Gottlob Frege was born on November 8, 1848 in Wismar, in the state of Mecklenburg-Schwerin as son of Carl Alexander Frege, the headmaster of a girls’ high school, and Auguste Wilhelmine Sophie Frege. Already in childhood, Frege encountered philosophies that would guide his future scientific career as his father wrote a textbook on the German language for children aged 9–13, the first section of which dealt with the structure and logic of language. Gottlob Frege visited the gymnasium in Wismar and graduated in 1869. Encouraged by his teacher Leo Sachse, Frege went to the University of Jena. By that time, Europe went through a lot of changes during the two years that he studied there. Prussia led the German states to victory over France in the Franco-Prussian War of 1870-71 and in 1871 the German Reich (German Empire), with William I of Prussia as its emperor, came into existence.

Notation for Frege's Begriffsschrift

Notation for Frege’s Begriffsschrift

Begriffsschrift – Concept-Script

At Jena Frege was taught by Ernst Abbe [9] and after two years Frege continued his education entering the University of Göttingen in 1871 where he studied courses in mathematics, physics, chemistry and philosophy. He attained his doctorate in 1873 from Göttingen. Frege’s most important contribution to mathematics was in the field of logics. His “Begriffsschrift, eine der arithmetischen nachgebildete Formelsprache des reinen Denkens” (Concept-Script: A Formal Language for Pure Thought Modeled on that of Arithmetic) in 1879 marked a turning point in the history of logic. It broke new ground, including a rigorous treatment of the ideas of functions and variables. Frege wanted to show that mathematics grows out of logic, but in so doing, he devised techniques that took him far beyond the Aristotelian syllogistic and Stoic propositional logic that had come down to him in the logical tradition.

“Every good mathematician is at least half a philosopher, and every good philosopher is at least half a mathematician.” (Gottlob Frege)

Predicate Logics

Frege invented axiomatic predicate logic, in large part thanks to his invention of quantified variables, which eventually became ubiquitous in mathematics and logic, and which solved the problem of multiple generality. While the existing logic had dealt with the logical constants only and operators like and, or, if… then…, not, especially notions like ‘some’ and ‘all’, including iterations of these operations, were little understood. The analysis of logical concepts and the machinery of formalization developed by Frege was the essential foundation for Bertrand Russel’s Principia Mathematica, as well as for Kurt Gödel‘s incompleteness theorems.[10]

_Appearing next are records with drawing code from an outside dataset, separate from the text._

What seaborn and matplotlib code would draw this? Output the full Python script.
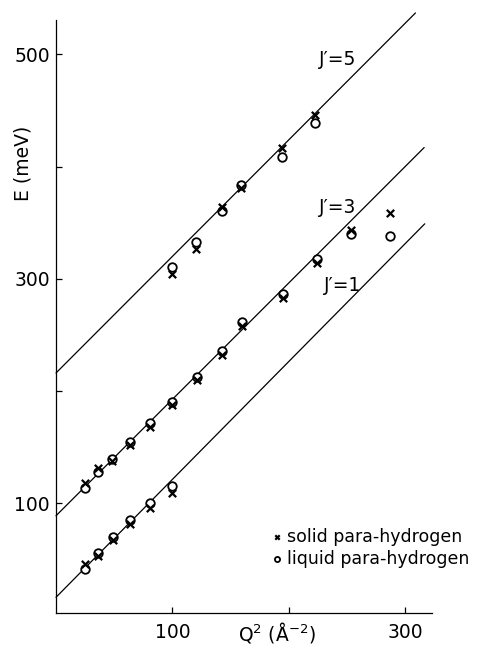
import matplotlib
matplotlib.use("Agg")
import matplotlib.pyplot as plt
import pandas as pd
import seaborn as sns

# Q^2 (A^-2) and E (meV)
q2_j1 = [25, 36, 49, 64, 81, 100]
e_j1_solid = [45.8, 52.5, 66.8, 81.6, 95.6, 109.4]
e_j1_liquid = [41.6, 55.6, 69.8, 85.2, 100.0, 115.4]

q2_j3 = [25, 36, 48.5, 63.5, 81, 100, 121, 143, 159.5, 195, 224, 254, 287]
e_j3_solid = [117.8, 131, 137.8, 151.8, 168, 187.4, 209.6, 232.4, 257.6, 282.8, 313.9, 343.6, 358.3]
e_j3_liquid = [113.3, 128, 139, 154.8, 171, 190, 212.5, 235.7, 261.4, 286.7, 317.2, 340, 338.5]

q2_j5 = [100, 120, 143, 159, 194, 223]
e_j5_solid = [304.4, 326.7, 363.6, 380.9, 416.4, 446]
e_j5_liquid = [310.3, 332.5, 360, 383.6, 408.7, 439.2]

# straight reference lines (end points)
line_q2 = {"1": [0, 317], "3": [0, 316.5], "5": [0, 309]}
line_e = {"1": [16, 349], "3": [88.7, 417], "5": [216, 537]}
label_pos = {"1": (246, 294), "3": (242.5, 363.6), "5": (242.5, 495.6)}

frames = []
for lvl, q, es, el in [("1", q2_j1, e_j1_solid, e_j1_liquid),
                       ("3", q2_j3, e_j3_solid, e_j3_liquid),
                       ("5", q2_j5, e_j5_solid, e_j5_liquid)]:
    frames.append(pd.DataFrame({"Q2": q, "E": es, "phase": "solid para-hydrogen", "J": lvl}))
    frames.append(pd.DataFrame({"Q2": q, "E": el, "phase": "liquid para-hydrogen", "J": lvl}))
df = pd.concat(frames, ignore_index=True)

sns.set_style("ticks", {"axes.edgecolor": "black", "text.color": "black",
                        "axes.labelcolor": "black", "xtick.color": "black",
                        "ytick.color": "black"})
plt.rcParams["font.family"] = ["DejaVu Sans"]
plt.rcParams["mathtext.fontset"] = "dejavusans"

fig = plt.figure(figsize=(4.87, 6.45), dpi=100)
ax = fig.add_axes([0.115, 0.0496, 0.7715, 0.919])

for lvl in ["1", "3", "5"]:
    sns.lineplot(x=line_q2[lvl], y=line_e[lvl], ax=ax, color="black", lw=0.9,
                 clip_on=False, zorder=1)
    ax.text(*label_pos[lvl], f"J\u2032=" + lvl, fontsize=13.5, ha="center", va="center")

liq = df[df["phase"] == "liquid para-hydrogen"]
sol = df[df["phase"] == "solid para-hydrogen"]
sns.scatterplot(data=liq, x="Q2", y="E", ax=ax, marker="o", s=38, facecolor="white",
                edgecolor="black", linewidth=1.3, label="liquid para-hydrogen", zorder=2)
sns.scatterplot(data=sol, x="Q2", y="E", ax=ax, marker="x", s=28, color="black",
                linewidth=1.6, label="solid para-hydrogen", zorder=3)

ax.set_xlim(0, 323)
ax.set_ylim(2, 530.5)
ax.set_xticks([100, 200, 300])
ax.set_xticklabels(["100", "", "300"])
ax.set_yticks([100, 200, 300, 400, 500])
ax.set_yticklabels(["100", "", "300", "", "500"])
ax.tick_params(direction="in", length=4.5, width=0.9, labelsize=13.5)
ax.tick_params(axis="y", pad=4.5)
ax.tick_params(axis="x", pad=7)
sns.despine(ax=ax)
for sp in ["left", "bottom"]:
    ax.spines[sp].set_linewidth(0.9)

ax.set_xlabel(r"Q$^2$ (Å$^{-2}$)", fontsize=13.5)
ax.xaxis.set_label_coords(0.588, -0.012)
ax.set_ylabel("E (meV)", fontsize=13.5)
ax.yaxis.set_label_coords(-0.062, 0.759)

handles, labels = ax.get_legend_handles_labels()
order = [labels.index("solid para-hydrogen"), labels.index("liquid para-hydrogen")]
leg = ax.legend([handles[i] for i in order], [labels[i] for i in order],
                loc="center left", bbox_to_anchor=(0.55, 0.11), frameon=False,
                fontsize=12.5, handlelength=0.6, handletextpad=0.3,
                labelspacing=0.25, borderpad=0, markerscale=0.6)

fig.savefig("out.png", dpi=100)
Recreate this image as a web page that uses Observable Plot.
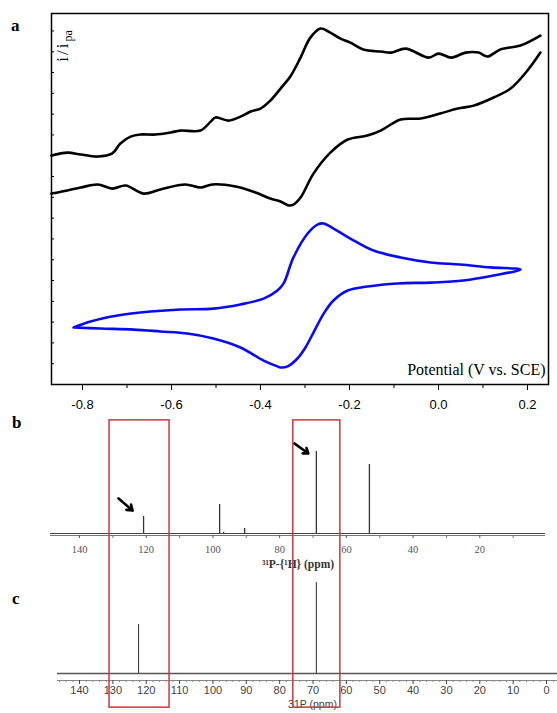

“A judgment, for me is not the mere grasping of a thought, but the admission of its truth.” (Gottlob Frege, On Sense and Reference, 1892)

Frege, the Philosopher

Besides his mathematical achievements, Frege also distinguished himself as a philosopher. He is one of the founders of analytic philosophy, mainly because of his contributions to the philosophy of language. Frege was described by his students as a highly introverted person, seldom entering into dialogue, mostly facing the blackboard while lecturing though being witty and sometimes bitterly sarcastic. Frege retired from his professorship in Jena in 1917.

The Twilight Years

In the years that followed, Frege fell into a depression, which manifested itself, among other things, in the fact that he no longer published any major works. Only after his retirement did a series of three interrelated logical investigations appear again: Der Gedanke (The Thought, 1918), Die Verneinung (The Negation, 1918), and Gedankengefüge (Thought Structure, 1923). He had at least partially overcome his life crisis. In his part of his diary (for 1924) published in 1994 from his estate, there are anti-democratic, anti-Catholic, anti-French, and anti-Semitic remarks; publicly, however, Frege probably never made any political appearances. In 1923 Frege came to the conclusion that his original aim throughout most of his career, namely to found arithmetic on logic, was wrong. He decided instead that one had to base the whole of mathematics on geometry, but was not able to finish his work before his death in 1924. Frege spent his twilight years in Bad Kleinen, near his native town of Wismar.